Cualquier sistema político se define no solamente por sus reglas, sino por sus costumbres también. Es decir, países como Haití y Tayikistán tienen Constituciones que establecen un sistema liberal, pero en los hechos, están lejos de ser democracias funcionales. Resulta que hay límites a lo que puede lograr una bonita Magna Carta; una democracia verdadera requiere un compromiso al espíritu democrático de parte de todos los actores relevantes, sobre todo los que ocupan puestos elegidos y los candidatos a los mismos.
Una de las costumbres políticas más lamentables en México, que limita la consolidación de una democracia que sigue siendo muy joven, es la de todos los partidos de impugnar casi toda elección perdida. El ejemplo más reciente viene desde Baja California, donde los dos candidatos principales, Francisco Vega —candidato del PAN y el PRD— y Fernando Castro —del PRI— se declararon ganadores la noche de la elección, el 7 de julio.
Afortunadamente, la disputa no causó repercusiones mayores. La ventaja inicial de Vega fue amplia (tres puntos), el conteo de la semana pasada no acercó a Castro a su contrincante, y (por lo visto) no existía mucho apetito del PRI a nivel nacional para un pleito amargado que pusiera en peligro la agenda de Enrique Peña Nieto. Es por eso que Castro empezó a tomar los pasos para reconocer su derrota el viernes pasado.
Sin embargo, llama la atención que la primera reacción del candidato priísta fue reclamar una victoria que las evidencias no le otorgaban. Castro tiene mucha compañía en este reflejo. El ejemplo más famoso sigue siendo López Obrador, que ha salido a protestar las últimas dos derrotas presidenciales. (Yo apostaría hoy que saldrá a hacer lo mismo en 2018 también.) Otros casos sobran: solamente en 2010, se impugnaron las elecciones de gobernador en Hidalgo, Oaxaca, Aguascalientes, y Veracruz. El patrón se repite con más frecuencia aún en los comicios locales.
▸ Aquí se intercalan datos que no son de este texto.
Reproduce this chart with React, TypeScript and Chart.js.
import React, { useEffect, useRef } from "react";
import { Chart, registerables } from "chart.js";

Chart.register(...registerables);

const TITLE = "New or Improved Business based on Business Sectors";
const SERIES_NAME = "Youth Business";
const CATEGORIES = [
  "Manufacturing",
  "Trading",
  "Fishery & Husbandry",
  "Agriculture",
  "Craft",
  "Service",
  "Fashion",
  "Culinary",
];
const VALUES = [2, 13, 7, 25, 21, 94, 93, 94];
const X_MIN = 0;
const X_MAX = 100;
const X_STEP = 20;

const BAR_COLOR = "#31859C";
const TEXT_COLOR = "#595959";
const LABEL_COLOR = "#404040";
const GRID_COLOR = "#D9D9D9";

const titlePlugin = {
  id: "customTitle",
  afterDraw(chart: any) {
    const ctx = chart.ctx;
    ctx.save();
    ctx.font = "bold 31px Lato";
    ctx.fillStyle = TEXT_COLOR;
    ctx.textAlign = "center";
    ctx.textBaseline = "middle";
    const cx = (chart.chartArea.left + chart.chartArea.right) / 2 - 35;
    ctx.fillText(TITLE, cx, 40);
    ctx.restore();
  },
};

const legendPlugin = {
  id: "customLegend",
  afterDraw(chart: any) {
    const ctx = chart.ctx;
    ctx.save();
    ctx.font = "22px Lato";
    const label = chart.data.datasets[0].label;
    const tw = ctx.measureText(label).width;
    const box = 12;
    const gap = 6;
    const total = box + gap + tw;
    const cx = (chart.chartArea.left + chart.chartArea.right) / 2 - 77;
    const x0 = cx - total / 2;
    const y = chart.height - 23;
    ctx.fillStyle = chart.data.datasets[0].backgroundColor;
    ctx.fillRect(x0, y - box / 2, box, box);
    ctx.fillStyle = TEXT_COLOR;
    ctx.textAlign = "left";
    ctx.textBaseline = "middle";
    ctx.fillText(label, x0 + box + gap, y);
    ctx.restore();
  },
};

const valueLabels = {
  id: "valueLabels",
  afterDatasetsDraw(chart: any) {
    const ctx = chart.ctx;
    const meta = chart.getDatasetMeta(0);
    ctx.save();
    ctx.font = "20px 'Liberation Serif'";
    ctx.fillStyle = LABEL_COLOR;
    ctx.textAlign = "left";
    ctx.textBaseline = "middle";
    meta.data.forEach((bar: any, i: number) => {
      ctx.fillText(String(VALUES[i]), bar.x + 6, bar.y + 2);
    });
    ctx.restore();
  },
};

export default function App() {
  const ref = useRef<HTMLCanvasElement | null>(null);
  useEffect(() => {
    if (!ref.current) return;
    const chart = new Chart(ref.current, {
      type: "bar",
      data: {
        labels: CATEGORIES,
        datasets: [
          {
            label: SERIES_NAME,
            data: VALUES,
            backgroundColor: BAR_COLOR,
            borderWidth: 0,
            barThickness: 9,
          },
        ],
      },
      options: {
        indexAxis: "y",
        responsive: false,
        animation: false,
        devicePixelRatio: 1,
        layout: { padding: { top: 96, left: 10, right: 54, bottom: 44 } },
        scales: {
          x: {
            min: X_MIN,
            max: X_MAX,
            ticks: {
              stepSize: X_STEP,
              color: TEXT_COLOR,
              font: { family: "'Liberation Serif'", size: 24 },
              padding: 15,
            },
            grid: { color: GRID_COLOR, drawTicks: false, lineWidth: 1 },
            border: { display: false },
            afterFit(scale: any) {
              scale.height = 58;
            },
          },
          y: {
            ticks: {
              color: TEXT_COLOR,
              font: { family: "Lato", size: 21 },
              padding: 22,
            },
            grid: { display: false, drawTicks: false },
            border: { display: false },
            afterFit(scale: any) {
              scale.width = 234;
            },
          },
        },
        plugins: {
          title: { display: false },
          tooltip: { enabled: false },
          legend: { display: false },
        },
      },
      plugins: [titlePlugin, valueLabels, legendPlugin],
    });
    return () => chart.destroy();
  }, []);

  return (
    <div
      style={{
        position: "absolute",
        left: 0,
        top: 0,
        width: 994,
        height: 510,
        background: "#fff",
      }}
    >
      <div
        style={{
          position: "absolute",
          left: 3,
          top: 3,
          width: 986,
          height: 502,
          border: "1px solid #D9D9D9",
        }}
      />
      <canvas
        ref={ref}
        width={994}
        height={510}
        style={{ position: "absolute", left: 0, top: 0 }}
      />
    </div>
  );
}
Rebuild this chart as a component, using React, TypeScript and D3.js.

Claro, la raíz del afán de rechazar la derrota se encuentra en los abusos electorales del PRI durante sus décadas de control autoritario. Cabe recordar que la primera impugnación de López Obrador, cuando perdió la gubernatura de Tabasco contra Roberto Madrazo en el ‘94, fue completamente válida. Todo indica que Madrazo se llevó el puesto más importante a través del fraude. Asimismo, Xóchitl Gálvez tenía porque quejarse del proceso en Hidalgo en 2010.
Sin embargo, hoy en día muchísimas de estas impugnaciones son innecesarias y hasta espurias. López Obrador nunca pudo producir pruebas de un fraude en 2006, y seis años después las evidencias de abusos no fueron suficientes para convencer que le habían robado una elección que perdió por seis puntos en la urnas. Las protestas de AMLO no fueron una expresión de injusticia sino de coraje, y la situación es igual en la gran mayoría de las contiendas impugnadas. Éstas generan un daño considerable: minan la confianza popular en el resultado, cuestan dinero y esfuerzos, y bajan el prestigio del sistema democrático.
La ley le ofrece a todo candidato la oportunidad de impugnar un resultado, y todos los candidatos, desde López Obrador hasta Castro, están en su derecho de usar todas las herramientas posibles. Pero tener el derecho de hacer algo no quiere decir que la misma acción es algo loable. Usted tiene el derecho legal de insultar a cualquier taxista que le lleve de un lado a otro, pero sería un mundo más feo si todos nos aprovecháramos este derecho. Es importante que existan estos procesos, y lamentablemente siempre habrán elecciones con suficientes irregularidades que hagan necesarias las impugnaciones, pero como lo vemos hoy, impugnar representa una vil táctica política que proviene de una actitud antidemocrática, ya que la aceptación de la derrota es esencial.
Ahora regreso al punto original de este post: la calidad de cualquier sistema político no es una cuestión solamente de sus reglas, de la claridad de su Constitución. Tiene mucho más que ver con los comportamientos de los personajes que habitan el sistema. En México, las costumbres en su conjunto son mucho mejores que hace una o dos generaciones, pero el afán de impugnar siempre y cuando sea posible es una lacra, y la democracia mexicana será mejor en cuanto desaparezca.